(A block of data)
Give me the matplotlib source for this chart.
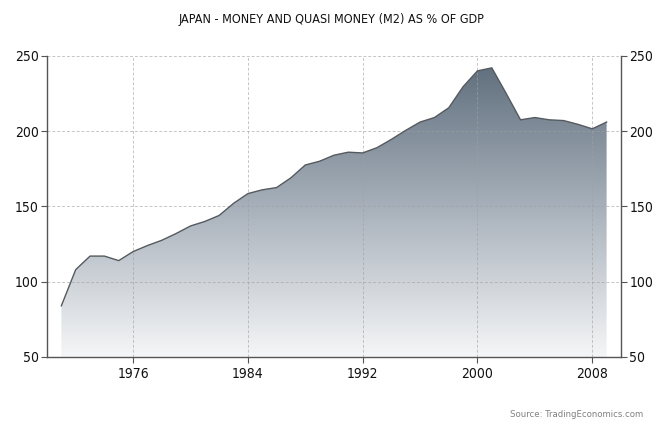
"""
Japan money and quasi money (M2) as % of GDP, area chart with gradient fill.
"""

import numpy as np
import matplotlib
matplotlib.use("Agg")
import matplotlib.pyplot as plt
from matplotlib.colors import LinearSegmentedColormap

years = list(range(1971, 2010))
m2_pct_gdp = [84, 108, 117, 117, 114, 120, 124, 127.5, 132, 137, 140, 144,
              152, 158.5, 161, 162.5, 169, 177.5, 180, 184, 186, 185.5, 189,
              194.5, 200.5, 206, 209, 215.5, 229.5, 240, 242, 225, 207.5,
              209, 207.5, 207, 204.5, 201.5, 206]
x_ticks = [1976, 1984, 1992, 2000, 2008]
y_ticks = [50, 100, 150, 200, 250]

plt.rcParams['font.family'] = ['DejaVu Sans']
plt.rcParams['font.stretch'] = 'condensed'

fig = plt.figure(figsize=(6.62, 4.26), dpi=100)
fig.patch.set_facecolor('white')
ax = fig.add_axes([0.071, 0.162, 0.867, 0.707])

ymin, ymax = 50, 250
xmin, xmax = 1970, 2010

# gradient clipped to the area under the line
cmap = LinearSegmentedColormap.from_list('slate', ['#f5f6f7', '#a7b0ba', '#5c6b7a'])
grad = np.linspace(0, 1, 256).reshape(-1, 1)
img = ax.imshow(grad, cmap=cmap, aspect='auto', origin='lower',
                extent=[xmin, xmax, ymin, ymax], zorder=1)
poly = ax.fill_between(years, m2_pct_gdp, ymin, facecolor='none', edgecolor='none')
img.set_clip_path(poly.get_paths()[0], transform=ax.transData)

ax.plot(years, m2_pct_gdp, color='#555a5f', linewidth=1.0, zorder=3)

ax.set_xlim(xmin, xmax)
ax.set_ylim(ymin, ymax)
ax.set_xticks(x_ticks)
ax.set_yticks(y_ticks)
ax.set_axisbelow(False)
ax.grid(True, color='#a0a0a0', alpha=0.6, linestyle=(0, (3, 2)), linewidth=0.7)

for side in ['left', 'right', 'bottom']:
    ax.spines[side].set_color('#555555')
    ax.spines[side].set_linewidth(1.0)
    ax.spines[side].set_zorder(4)
ax.spines['top'].set_visible(False)

ax.tick_params(axis='both', direction='out', length=4, color='#555555',
               labelsize=10, labelcolor='#111111')
ax.tick_params(axis='y', left=True, right=True, labelleft=True, labelright=True, pad=2)
ax.tick_params(axis='x', pad=3)

fig.text(0.5, 0.955, 'JAPAN - MONEY AND QUASI MONEY (M2) AS % OF GDP',
         ha='center', va='center', fontsize=9, color='#111111')
fig.text(0.971, 0.028, 'Source: TradingEconomics.com', ha='right', va='center',
         fontsize=6.8, color='#808080')

plt.savefig('out.png', dpi=100)
plt.close(fig)
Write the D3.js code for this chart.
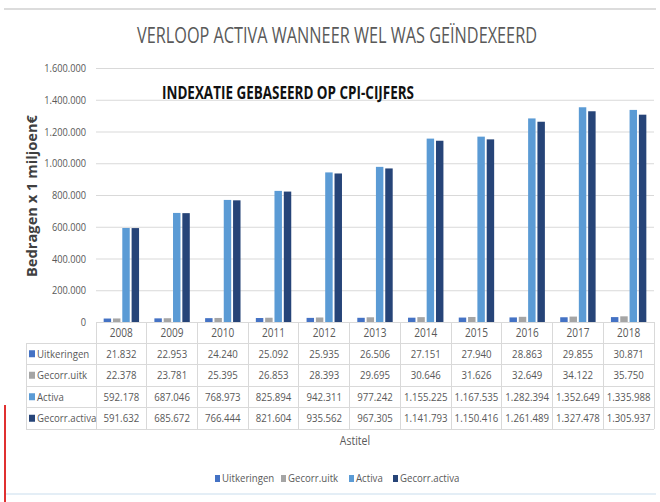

## Given request
Make an exact reproduction of the listing above, without any pictures.

## Answer to this problem
Give me the matplotlib source for this chart.
"""
Japan money and quasi money (M2) as % of GDP, area chart with gradient fill.
"""

import numpy as np
import matplotlib
matplotlib.use("Agg")
import matplotlib.pyplot as plt
from matplotlib.colors import LinearSegmentedColormap

years = list(range(1971, 2010))
m2_pct_gdp = [84, 108, 117, 117, 114, 120, 124, 127.5, 132, 137, 140, 144,
              152, 158.5, 161, 162.5, 169, 177.5, 180, 184, 186, 185.5, 189,
              194.5, 200.5, 206, 209, 215.5, 229.5, 240, 242, 225, 207.5,
              209, 207.5, 207, 204.5, 201.5, 206]
x_ticks = [1976, 1984, 1992, 2000, 2008]
y_ticks = [50, 100, 150, 200, 250]

plt.rcParams['font.family'] = ['DejaVu Sans']
plt.rcParams['font.stretch'] = 'condensed'

fig = plt.figure(figsize=(6.62, 4.26), dpi=100)
fig.patch.set_facecolor('white')
ax = fig.add_axes([0.071, 0.162, 0.867, 0.707])

ymin, ymax = 50, 250
xmin, xmax = 1970, 2010

# gradient clipped to the area under the line
cmap = LinearSegmentedColormap.from_list('slate', ['#f5f6f7', '#a7b0ba', '#5c6b7a'])
grad = np.linspace(0, 1, 256).reshape(-1, 1)
img = ax.imshow(grad, cmap=cmap, aspect='auto', origin='lower',
                extent=[xmin, xmax, ymin, ymax], zorder=1)
poly = ax.fill_between(years, m2_pct_gdp, ymin, facecolor='none', edgecolor='none')
img.set_clip_path(poly.get_paths()[0], transform=ax.transData)

ax.plot(years, m2_pct_gdp, color='#555a5f', linewidth=1.0, zorder=3)

ax.set_xlim(xmin, xmax)
ax.set_ylim(ymin, ymax)
ax.set_xticks(x_ticks)
ax.set_yticks(y_ticks)
ax.set_axisbelow(False)
ax.grid(True, color='#a0a0a0', alpha=0.6, linestyle=(0, (3, 2)), linewidth=0.7)

for side in ['left', 'right', 'bottom']:
    ax.spines[side].set_color('#555555')
    ax.spines[side].set_linewidth(1.0)
    ax.spines[side].set_zorder(4)
ax.spines['top'].set_visible(False)

ax.tick_params(axis='both', direction='out', length=4, color='#555555',
               labelsize=10, labelcolor='#111111')
ax.tick_params(axis='y', left=True, right=True, labelleft=True, labelright=True, pad=2)
ax.tick_params(axis='x', pad=3)

fig.text(0.5, 0.955, 'JAPAN - MONEY AND QUASI MONEY (M2) AS % OF GDP',
         ha='center', va='center', fontsize=9, color='#111111')
fig.text(0.971, 0.028, 'Source: TradingEconomics.com', ha='right', va='center',
         fontsize=6.8, color='#808080')

plt.savefig('out.png', dpi=100)
plt.close(fig)
Write the D3.js code for this chart.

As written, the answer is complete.